[Goal]: Omit the pictures and print exactly the lines of the listing below, starting at the first and ending at the line containing "5.7, 4.6, 4.05];".

[Data]:
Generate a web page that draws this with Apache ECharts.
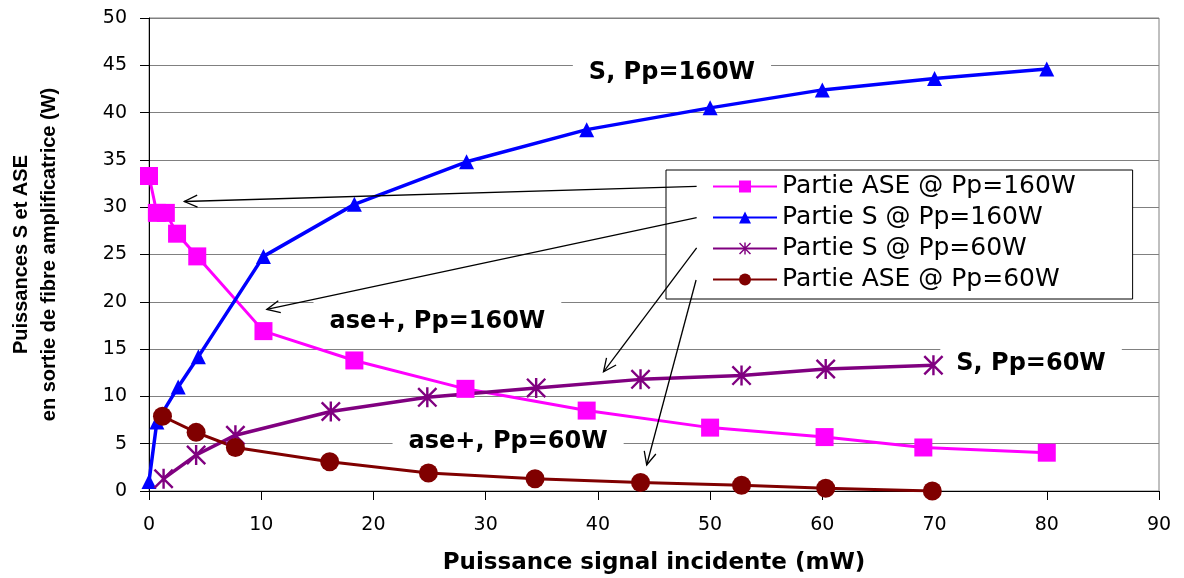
<!DOCTYPE html>
<html>
<head>
<meta charset="utf-8">
<script src="https://cdn.jsdelivr.net/npm/echarts@6/dist/echarts.min.js"></script>
<style>
html, body { margin: 0; padding: 0; background: #fff; }
#main { width: 1184px; height: 578px; }
</style>
</head>
<body>
<div id="main"></div>
<script>
// valeurs
var seriesNames = ['Partie ASE @ Pp=160W', 'Partie S @ Pp=160W', 'Partie S @ Pp=60W', 'Partie ASE @ Pp=60W'];

var xAse160 = [0, 0.7, 1.5, 2.5, 4.3, 10.2, 18.3, 28.2, 39.0, 50.0, 60.2, 69.0, 80.0];
var yAse160 = [33.3, 29.4, 29.4, 27.2, 24.8, 16.9, 13.8, 10.8, 8.5, 6.7, 5.7, 4.6, 4.05];

var xS160 = [0, 0.7, 2.6, 4.4, 10.2, 18.3, 28.3, 39.0, 50.0, 60.0, 70.0, 80.0];
var yS160 = [1.0, 7.3, 11.0, 14.2, 24.8, 30.3, 34.8, 38.2, 40.5, 42.4, 43.6, 44.6];

var xS60 = [1.3, 4.2, 7.7, 16.2, 24.8, 34.5, 43.8, 52.8, 60.3, 69.9];
var yS60 = [1.3, 3.8, 5.9, 8.4, 9.9, 10.9, 11.8, 12.2, 12.9, 13.3];

var xAse60 = [1.2, 4.2, 7.7, 16.1, 24.9, 34.4, 43.8, 52.8, 60.3, 69.8];
var yAse60 = [7.9, 6.2, 4.6, 3.1, 1.9, 1.3, 0.9, 0.6, 0.3, 0.0];

// axes
var xMin = 0, xMax = 90, xStep = 10;
var yMin = 0, yMax = 50, yStep = 5;

// annotations (coordonnees du graphe)
var noteTexts = ['S, Pp=160W', 'ase+, Pp=160W', 'S, Pp=60W', 'ase+, Pp=60W'];
var notePos = [[46.6, 44.2], [25.7, 17.9], [78.6, 13.5], [32.0, 5.2]];
var arrowFrom = [[48.8, 32.2], [48.8, 28.9], [48.8, 25.7], [48.75, 22.3]];
var arrowTo = [[3.15, 30.6], [10.5, 19.2], [40.5, 12.6], [44.35, 2.75]];

function zip(xs, ys) {
    return xs.map(function (x, i) { return [x, ys[i]]; });
}

var asterisk = 'path://M4.4,0L5.6,0L5.6,10L4.4,10Z M0,0.85L0.85,0L10,9.15L9.15,10Z M9.15,0L10,0.85L0.85,10L0,9.15Z';

var chart = echarts.init(document.getElementById('main'));
var option = {
    backgroundColor: '#fff',
    animation: false,
    grid: {
        left: 149, right: 25, top: 18, bottom: 87,
        outerBoundsMode: 'none',
        containLabel: false,
        show: true, borderColor: '#808080', borderWidth: 1
    },
    legend: {
        orient: 'vertical',
        left: 666, top: 170,
        itemWidth: 64, itemHeight: 15, itemGap: 6,
        padding: [4, 57, 7, 46],
        backgroundColor: '#fff',
        borderColor: '#000', borderWidth: 1,
        textStyle: { fontFamily: 'DejaVu Sans', fontSize: 25, color: '#000' },
        data: seriesNames
    },
    xAxis: {
        type: 'value',
        min: xMin, max: xMax, interval: xStep,
        name: 'Puissance signal incidente (mW)',
        nameLocation: 'middle',
        nameGap: 61,
        nameTextStyle: { fontFamily: 'DejaVu Sans', fontWeight: 'bold', fontSize: 23, color: '#000' },
        axisLine: { lineStyle: { color: '#000', width: 1 } },
        axisTick: { show: true, length: 9, lineStyle: { color: '#000' } },
        axisLabel: { margin: 25, fontFamily: 'DejaVu Sans', fontSize: 19, color: '#000' },
        splitLine: { show: false }
    },
    yAxis: {
        type: 'value',
        min: yMin, max: yMax, interval: yStep,
        name: 'Puissances S et ASE\nen sortie de fibre amplificatrice (W)',
        nameLocation: 'middle',
        nameRotate: 90,
        nameGap: 86,
        nameTextStyle: { fontFamily: 'Liberation Sans', fontWeight: 'bold', fontSize: 20, lineHeight: 28, color: '#000' },
        axisLine: { show: true, lineStyle: { color: '#000', width: 1 } },
        axisTick: { show: true, length: 9, lineStyle: { color: '#000' } },
        axisLabel: { margin: 22, fontFamily: 'DejaVu Sans', fontSize: 19, color: '#000' },
        splitLine: { show: true, lineStyle: { color: '#808080', width: 1 } }
    },
    series: [
        {
            name: seriesNames[0], type: 'line',
            data: zip(xAse160, yAse160),
            symbol: 'rect', symbolSize: 18,
            lineStyle: { color: '#ff00ff', width: 3 },
            itemStyle: { color: '#ff00ff' }
        },
        {
            name: seriesNames[1], type: 'line',
            data: zip(xS160, yS160),
            symbol: 'triangle', symbolSize: 15,
            lineStyle: { color: '#0000ff', width: 3.5 },
            itemStyle: { color: '#0000ff' }
        },
        {
            name: seriesNames[2], type: 'line',
            data: zip(xS60, yS60),
            symbol: asterisk, symbolSize: 20,
            lineStyle: { color: '#800080', width: 3.5 },
            itemStyle: { color: '#800080' }
        },
        {
            name: seriesNames[3], type: 'line',
            data: zip(xAse60, yAse60),
            symbol: 'circle', symbolSize: 19,
            lineStyle: { color: '#800000', width: 3 },
            itemStyle: { color: '#800000' }
        }
    ]
};
chart.setOption(option);

// textes et fleches places via l'echelle du graphe
function px(p) {
    return chart.convertToPixel({ gridIndex: 0 }, p);
}
var g = [];
noteTexts.forEach(function (t, i) {
    var p = px(notePos[i]);
    g.push({
        type: 'text', z: 1, x: p[0], y: p[1],
        style: {
            text: t, font: 'bold 24px "DejaVu Sans"', fill: '#000',
            align: 'center', verticalAlign: 'middle',
            backgroundColor: '#fff', padding: [10, 16, 8, 16]
        }
    });
});
arrowFrom.forEach(function (a, i) {
    var s = px(a), t = px(arrowTo[i]);
    var dx = s[0] - t[0], dy = s[1] - t[1];
    var len = Math.sqrt(dx * dx + dy * dy);
    var ux = dx / len, uy = dy / len;
    g.push({
        type: 'line', z: 100,
        shape: { x1: s[0], y1: s[1], x2: t[0], y2: t[1] },
        style: { stroke: '#000', lineWidth: 1.3 }
    });
    g.push({
        type: 'polyline', z: 100,
        shape: { points: [[t[0] + ux * 13 - uy * 6, t[1] + uy * 13 + ux * 6], [t[0], t[1]], [t[0] + ux * 13 + uy * 6, t[1] + uy * 13 - ux * 6]] },
        style: { stroke: '#000', fill: null, lineWidth: 1.3 }
    });
});
chart.setOption({ graphic: g });
</script>
</body>
</html>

[Exercise solution]:
Generate a web page that draws this with Apache ECharts.
<!DOCTYPE html>
<html>
<head>
<meta charset="utf-8">
<script src="https://cdn.jsdelivr.net/npm/echarts@6/dist/echarts.min.js"></script>
<style>
html, body { margin: 0; padding: 0; background: #fff; }
#main { width: 1184px; height: 578px; }
</style>
</head>
<body>
<div id="main"></div>
<script>
// valeurs
var seriesNames = ['Partie ASE @ Pp=160W', 'Partie S @ Pp=160W', 'Partie S @ Pp=60W', 'Partie ASE @ Pp=60W'];

var xAse160 = [0, 0.7, 1.5, 2.5, 4.3, 10.2, 18.3, 28.2, 39.0, 50.0, 60.2, 69.0, 80.0];
var yAse160 = [33.3, 29.4, 29.4, 27.2, 24.8, 16.9, 13.8, 10.8, 8.5, 6.7, 5.7, 4.6, 4.05];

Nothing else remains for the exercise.